Frank Sinatra, George Harrison, and the Hall of Fame
The E-Type was a celebrity car before celebrity endorsement was a marketing strategy. Frank Sinatra, who saw the car at the 1961 reveal, reportedly demanded one immediately. George Harrison owned one. So did Roy Orbison. Steve McQueen drove one. Peter Sellers owned several. Tony Curtis was not going without his E-Type either.
It was the Ferrari for those who did not want to buy Italian — with comparable performance at a considerably lower price — and it was the most powerful style statement you could make from behind the wheel in the 1960s and early 1970s.

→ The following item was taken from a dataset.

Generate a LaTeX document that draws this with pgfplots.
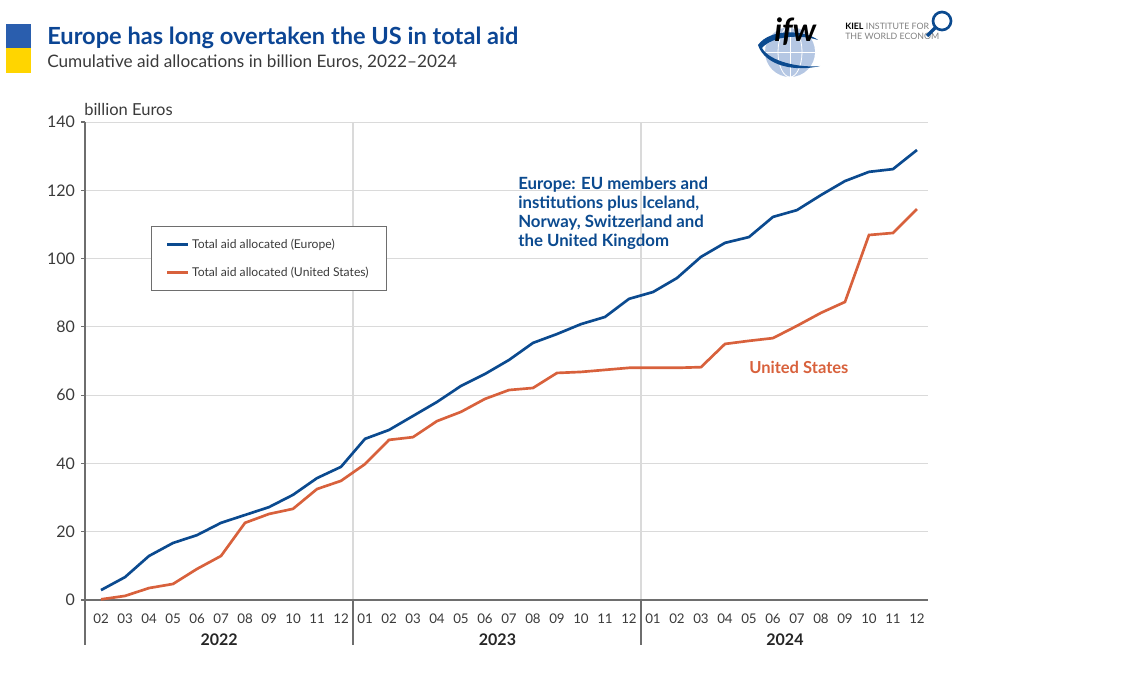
\documentclass[border=0pt]{standalone}
\usepackage{fontspec}
\setmainfont{Lato}
\usepackage{pgfplots}
\pgfplotsset{compat=1.18}
\definecolor{eu}{HTML}{0B4A8F}
\definecolor{us}{HTML}{D8613C}
\definecolor{flagblue}{HTML}{2A5EAE}
\definecolor{flagyellow}{HTML}{FFD500}
\definecolor{titleblue}{HTML}{0B4594}
\definecolor{gridc}{HTML}{DADADA}
\definecolor{axc}{HTML}{6E6E6E}
\definecolor{txt}{HTML}{3A3A3A}
\begin{document}
\begin{tikzpicture}[x=0.75pt,y=-0.75pt]
\path[use as bounding box] (0,0) rectangle (1137,673);
% flag
\fill[flagblue] (6,24) rectangle (31,48);
\fill[flagyellow] (6,48) rectangle (31,73);
% title
\node[anchor=base west, inner sep=0pt, font=\fontsize{17.7}{20}\selectfont\bfseries, text=titleblue] at (47,45) {Europe has long overtaken the US in total aid};
\node[anchor=base west, inner sep=0pt, font=\fontsize{12.9}{15}\selectfont, text=txt] at (47,68) {Cumulative aid allocations in billion Euros, 2022--2024};
% logo
\fill[flagblue!35] (790,52) circle (25);
\draw[white, line width=0.6pt] (790,27) -- (790,77) (765,52) -- (815,52);
\draw[white, line width=0.6pt] (790,52) ellipse (12 and 25);
\fill[eu] (758,45) .. controls (770,28) and (805,30) .. (818,40) .. controls (800,34) and (772,36) .. (762,48) .. controls (770,62) and (800,68) .. (820,66) .. controls (795,72) and (765,66) .. (758,45) -- cycle;
\node[anchor=base west, inner sep=0pt, font=\fontsize{24}{24}\selectfont\bfseries\itshape, text=black] at (774,42) {ifw};
\node[anchor=base west, inner sep=0pt, font=\fontsize{6.6}{7}\selectfont, text=gray] at (845,30) {\textbf{\textcolor{black}{KIEL}} INSTITUTE FOR};
\node[anchor=base west, inner sep=0pt, font=\fontsize{6.6}{7}\selectfont, text=gray] at (845,40) {THE WORLD ECONOM};
\draw[eu, line width=2pt] (942,21) circle (9);
\draw[eu, line width=2.5pt] (935,28) -- (927,36);
% chart
\begin{axis}[
  at={(63.75pt,-450pt)}, anchor=south west,
  scale only axis, width=632.25pt, height=358.5pt,
  xmin=-0.667, xmax=34.46, ymin=0, ymax=140,
  clip=false,
  axis line style={draw=none},
  ytick pos=left,
  ytick={0,20,...,140},
  ymajorgrids, grid style={gridc, line width=0.7pt},
  xtick={0,...,34},
  xticklabels={02,03,04,05,06,07,08,09,10,11,12,01,02,03,04,05,06,07,08,09,10,11,12,01,02,03,04,05,06,07,08,09,10,11,12},
  x tick style={draw=none},
  y tick style={axc, line width=0.8pt},
  tick align=outside, major tick length=3pt,
  every tick label/.append style={text=txt},
  yticklabel style={font=\fontsize{12}{12}\selectfont, xshift=-1pt},
  xticklabel style={font=\fontsize{10}{10}\selectfont, yshift=-4pt},
  /pgf/number format/assume math mode=true,
  legend style={at={(0.0783,0.782)}, anchor=north west, draw=axc, line width=0.6pt,
    font=\fontsize{9.1}{10}\selectfont, text=txt, inner xsep=11pt, inner ysep=7pt, row sep=8.5pt, fill=white},
  legend cell align=left,
  legend image code/.code={\draw[#1, line width=2pt] (0pt,0pt) -- (15.5pt,0pt);},
]
\draw[gridc, line width=0.8pt] (axis cs:10.5,0) -- (axis cs:10.5,140);
\draw[gridc, line width=0.8pt] (axis cs:22.5,0) -- (axis cs:22.5,140);
\draw[axc, line width=0.8pt] (axis cs:10.5,0) -- (axis cs:10.5,-13.2);
\draw[axc, line width=0.8pt] (axis cs:22.5,0) -- (axis cs:22.5,-13.2);
\draw[axc, line width=0.8pt] (axis cs:-0.667,140) -- (axis cs:-0.667,-13.2);
\draw[axc, line width=0.8pt] (axis cs:-0.667,0) -- (axis cs:34.46,0);
\node[font=\fontsize{12}{12}\selectfont\bfseries, text=black!85] at (axis cs:4.92,-11.7) {2022};
\node[font=\fontsize{12}{12}\selectfont\bfseries, text=black!85] at (axis cs:16.52,-11.7) {2023};
\node[font=\fontsize{12}{12}\selectfont\bfseries, text=black!85] at (axis cs:28.5,-11.7) {2024};
\addplot[eu, line width=2pt] coordinates {
(0,2.9) (1,6.7) (2,12.9) (3,16.7) (4,19.0) (5,22.6) (6,24.9) (7,27.2) (8,30.8) (9,35.7) (10,39.0)
(11,47.2) (12,49.8) (13,53.9) (14,58.0) (15,62.7) (16,66.2) (17,70.3) (18,75.3) (19,77.9) (20,80.8) (21,82.9) (22,88.2)
(23,90.2) (24,94.3) (25,100.5) (26,104.6) (27,106.3) (28,112.2) (29,114.2) (30,118.6) (31,122.7) (32,125.4) (33,126.2) (34,131.8)
};
\addlegendentry{Total aid allocated (Europe)}
\addplot[us, line width=2pt] coordinates {
(0,0.2) (1,1.2) (2,3.5) (3,4.7) (4,9.1) (5,12.9) (6,22.6) (7,25.2) (8,26.7) (9,32.5) (10,34.9)
(11,39.8) (12,46.9) (13,47.7) (14,52.4) (15,55.1) (16,58.9) (17,61.5) (18,62.1) (19,66.5) (20,66.8) (21,67.4) (22,68.0)
(23,68.0) (24,68.0) (25,68.2) (26,75.0) (27,75.9) (28,76.7) (29,80.3) (30,84.1) (31,87.3) (32,106.9) (33,107.5) (34,114.5)
};
\addlegendentry{Total aid allocated (United States)}
\end{axis}
\node[anchor=base west, inner sep=0pt, font=\fontsize{12.4}{12}\selectfont, text=txt] at (84,116) {billion Euros};
\node[anchor=north west, inner sep=0pt, align=left, font=\fontsize{12.6}{14.3}\selectfont\bfseries, text=eu] at (518,177) {Europe: EU members and\\institutions plus Iceland,\\Norway, Switzerland and\\the United Kingdom};
\node[anchor=base west, inner sep=0pt, font=\fontsize{12.4}{12}\selectfont\bfseries, text=us] at (749,373) {United States};
\end{tikzpicture}
\end{document}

The Numbers: Production and Current Values
Jaguar produced a total of 72,520 E-Types between 1961 and 1975, distributed across three series and different body styles. The flat floor Series 1 3.8-litre Roadsters are the scarcest and most valuable: at auction, the finest examples with matching numbers and complete documentation have exceeded 500,000 US dollars. A 1961 flat floor E-Type sold at auction in 2014 for 528,000 dollars.
The most economically accessible models are the Series 3 V12 cars, although “accessible” in the E-Type world is a relative term: the finest Series 3 examples regularly exceed 100,000 euros on the current market.
Conclusion (With Teeth)
The Jaguar E-Type demonstrated in 1961 that the British were capable of building a Grand Tourer that could defeat the Italians on their own territory: design, performance, and exclusivity. They did it at a price no Ferrari or Maserati could match, with an engine that sounded as it should, and a build quality that was, well, perfectly British — which in 1961 meant certain details had a tendency to rattle loose, but the whole package was incomparable.
The problem with the E-Type is that after it, every manufacturer promised to build something equally revolutionary. None of them managed it. Seventy years later, we are still waiting for the spiritual successor to the E-Type. Which says a great deal about the bar that Jaguar set in 1961, and very little about the daring of everyone else who came after.